I thought for obvious reasons Wyrdwood was going to be the main attraction of these stories, but Barker is actually expanding outwards, upwards, downwards and even into the metaphysical with this part of the story. Wyrdwood remains with its deadly wildlife, strange godly inhabitants and the rogue Forestrals with bows and arrows making this feel like a bigger more mystical Sherowood but Barker has a bigger game afoot. With Cahan’s past and now resumed powers we start to enter the bigger world of magic that the Cowl-Rai, the Wyrdwood and the gods that Udinny followed all coming to the fore. The forest has new secrets I was not expecting to be revealed. We venture outside to the endless wars of the Rai and then Barker has fascinating truly strange fantastical sights. There is a place called the Slowlands on the borders of the world where if you walk into, you’ll be trapped in forever slow motion, aging and becoming a standing skeleton – eerie, wrong and very much a new kind of horror. We venture to the tops of the immense trees and even down to the roots of the world where secrets await. With Udinny’s part of the tale as a spirit we find a metaphysical world where life and death are powers out of sync; where cycles of history may be repeating themselves and immense powers are at war using various agents to deliver their moves. Our cast may or may not be linked to this.
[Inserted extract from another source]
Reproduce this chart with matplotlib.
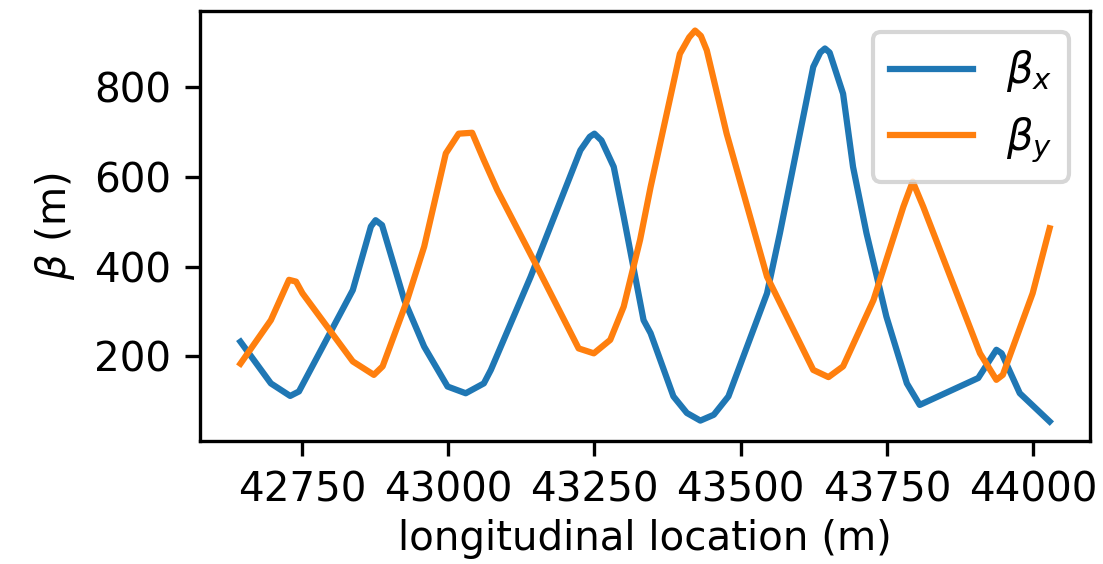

It’s a world using ideas as the secret web of trees that messages pass through and creating an immense magical version of it that controls life itself and the world is now sick and at risk of something truly terrible happening.

Coming back to that worldbuilding you’re not here going to see many places that feel familiar to many other epic fantasy worlds. Barker drops hints and images, but we are in new territory having to piece it all together with little frame of reference which can make it a hard read but I love books that make me work in the deep end and finding secret worlds underground and in the branches of skyscraper like trees or strange magical god realms is just fascinating and the reward is finding how it all comes together. Barker even gives us a sequence from a character who cannot see and we have to experience the world briefly through their perspective and that’s the kind of new reading experience I am here for. All that laying the ground in the first half comes together as we understand the world, these characters and then the paths cross and lead to surprising alliances and decisions that if you told me in book 1 would happen then I’d had raised eyebrows sharply. But as I’ve been on the journey; understand their decisions even if I don’t always agree with them, they still make sense and by the end I am so invested for what awaits us. In many ways it reminds me of The Bone Ships where the first novel sacrifices pace in the first half to allow the bigger adventure and world to be understood before moving into top gear. It is an unusual choice for the second part of a trilogy but actually as I’d got to care already about Cahan in Gods of Wyrdwood I was prepared t trust the author. That really pays off

Warlords of Wyrdwood is not a simple fantasy book but its an imaginative and daring read that does things differently. It holds together as Barker’s writing is never dull – try reading a few action sequences aloud and the language flows up and down beautifully with pace and gives the story tempo grace and something to savour. The world is fascinating and by the end of the book, yes we have moved to setting up the conclusion but the world of Cruaa and Wyrdwood is very much different to what I thought it was and that means for me the kind of read I love to get my teeth into. It was a read I heartily recommend for lovers of Barker’s work and who enjoy creative fantasy worlds. Strongly recommended!